The birdlife at Manaaki Mai is extensive and consists of, but is not limited to, fantails, silvereyes, grey warblers, bellbirds, and kereru.

These birds are found throughout the entire property; however, population density is highest in the native forest.

Pests

The farm has been retired from stock and fences repaired; however, sheep and goats from the neighbouring farms still trespass from time to time.

These animals will have a negative influence on regenerating native species of plants, as their eating habits are relatively unbiased. Paul and Andrea are actively trapping and ridding Manaaki Mai of pest species such as possums, rats, stoats, rabbits and wild cats.

Geomorphology

There is historic evidence of land in the higher reaches of Manaaki Mai slumping due to water saturation after periods of heavy rain. Paul and Andrea are slowly addressing these slumps by re-directing the channels of water flow and planting natives to assist with the absorption of water and binding of the soil.

Geology

Manaaki Mai and the surrounding area has the greatest lithological diversity on the peninsula, given that it sits on top of the remains of four volcanic systems: Lyttleton, Akaroa, Mt. Herbert and Diamond Harbour. The ridges around the property are composed of lava flows from Lyttleton, Akaroa and Mt. Herbert volcanic complexes and the large variety of rocks present on the farm indicate it is located in one of the most geologically diverse areas of the Banks Peninsula (Miskell, 2007).

There is potential for the farm to contain rocks from any or all of the volcanoes that originally formed the Banks Peninsula, as well as potential volcanic dykes. A short trip up the streambed demonstrates the diversity of the boulders both in size and morphology with lava boulders, pyroclastic (flows of hot ash and debris) boulders and volcanic tuff rock all evident.

Cultural significance

Purau Bay is rich in Maori history and a trail through Manaaki Mai appears to have been part of an historic route used by Maori to move from Koukourarata (Port Levy) to Whakaraupo (Lyttelton) and beyond. Many medicinal herbs used in rongoa Maori (Maori medicine/healing system) found on the property include kawakawa, kanuka, poroporo, koromiko and harakeke.

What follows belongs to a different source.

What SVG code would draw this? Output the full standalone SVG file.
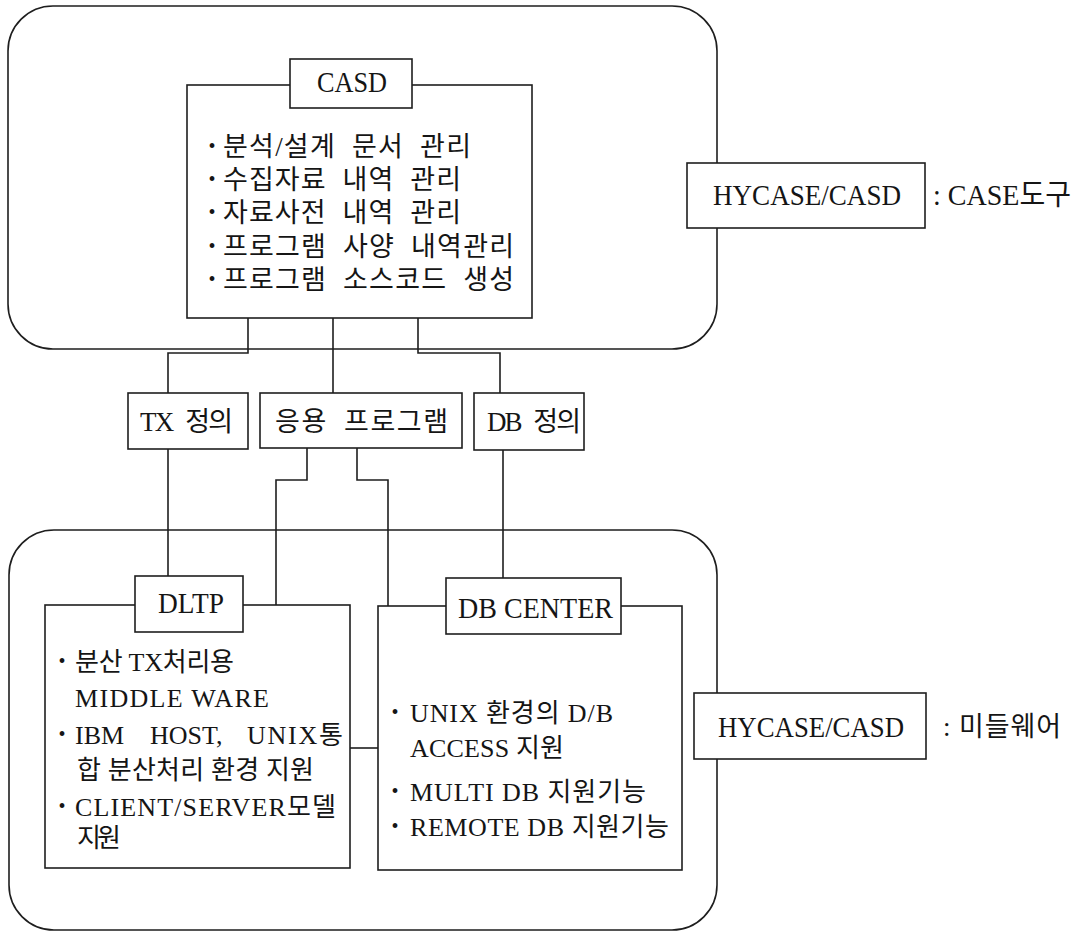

Pakeha history includes the site on Manaaki Mai of the first permanent European settlers on Banks Peninsula, the Greenwood brothers in 1843. Maori originally objected to their squatting on the land, but eventually, received seven blankets and some printed calico as yearly rent. The Greenwoods’ home also provided the setting for the first documented robbery in New Zealand committed by the “Blue Cap” Gang in 1846.